Modest Discovery

I've often wondered what would happen if there was a true discovery of a lost book of the Bible. Rather than something revelatory that would devastate the foundations of the Church it would probably be a modest work that would simply enhance what is already in the Bible.

Last year when The Da Vinci Code movie came out there were a lot of stories about the “Gospel of Judas” and other so called "lost" books of the Bible. Although the media portrays these as sensational events, biblical scholars know that these are not books that were lost, but were widely known about during the time the Bible was canonized. These writings were rejected because they didn’t conform to the true message of Christ. They weren't lost or forgotten about -- they were thrown away.

Even in their own lifetime the original disciples of Jesus had to spend energy combatting heresies that were creeping into the Church. In particular, much of the Apostle John’s writing was in response to the growing problem created by gnostic beliefs disguised as Christianity.
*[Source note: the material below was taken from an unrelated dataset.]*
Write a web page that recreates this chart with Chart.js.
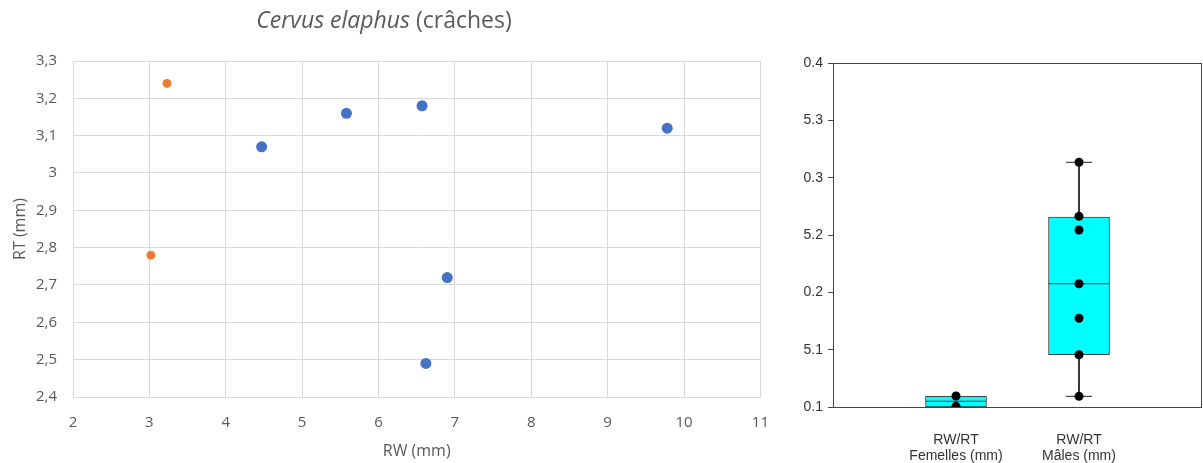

But what if there was a newly discovered work that could conclusively be proven to have been written by an Apostle, such as Paul? If it matched his writing style, and if the work didn't offer any new revelations (or blasphemies) but merely supplemented his other writings, what would be the response of the Church?

Would we accept it into the canon of Scripture or would it forever be a curiosity, a humble footnote. Perhaps we would accept it, believing that "in the fulness of time" God had revealed more of his Word.

Either way, I'm sure that some publishers would be quick to market a "Bible 2.0".